徽之深深地吸口气,她强迫自己冷静下来,记得上班的第一天,母亲和她说不要别人一说什么就相信,有的时候自己的眼睛都会骗人,更别说别人嘴了。在静心斋的时候,苏麻也曾今告诫过徽之,在宫里最忌讳的是听风就是雨,掀起争斗只会便宜了别人。这个时候徽之若是相信了是惠妃和明珠在害她的话,不管她是去皇帝跟前不依不饶的要彻查惠妃和明珠。还是到皇帝跟前为惠妃求情,都只会把她自己放在个危险尴尬的处境。惠妃身边的宫女这个时候来和青萍传话也是透着古怪。明珠府上的钱庄是对外营业的,京城里面任何一个人身上都有可能有那个钱庄发出的银票。若是个江洋大盗身上也有那样的银票,岂不是说明珠的府上是贼窝?
惠妃手下使过的奴才不少,宫中的规矩,伺候的宫女太监经常流动也是常有的事情。那个小太监已经死了,人死了,就随便着别人摆布了。难道他在惠妃的宫里服侍过,就一定是被惠妃指使的?
若是自己急匆匆的过去,对着惠妃和明珠穷追猛打,大有斩草除根的架势,皇帝和太皇太后会怎么想。要知道把瑚柱一家贬斥为奴,发配宁古塔的不是别人,是康熙自己啊。明珠是什么身份,惠妃是什么身份,康熙能为了徽之一个贵人就拔出明珠一派势力。

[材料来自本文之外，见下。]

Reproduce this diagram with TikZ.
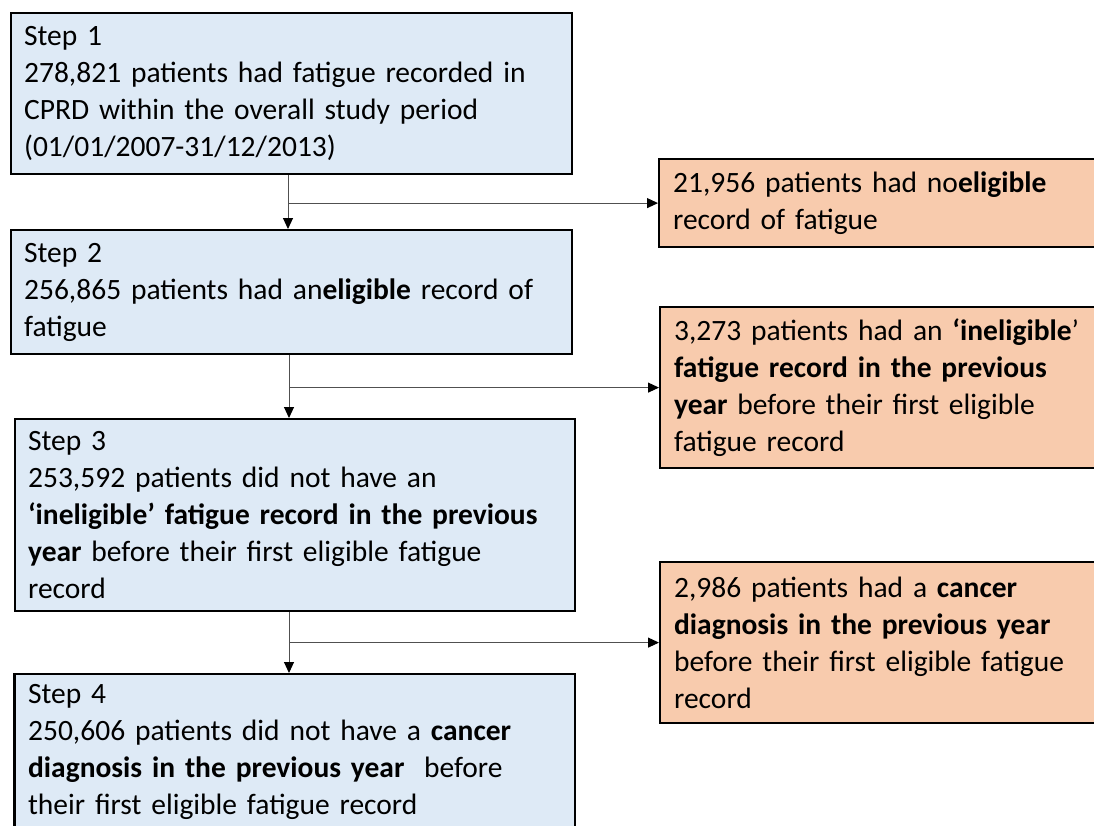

若是那样前朝和后宫的势力平衡就会发生变化,今后无能人抗衡索额图一派势力。即便是徽之想要博得个好名声,去到皇帝跟前做圣母,求皇帝不要追究惠妃和明珠,事情还没定论,她出来说这话不是先给明珠和惠妃定了罪,在自己的脸上写着我和明珠惠妃不和?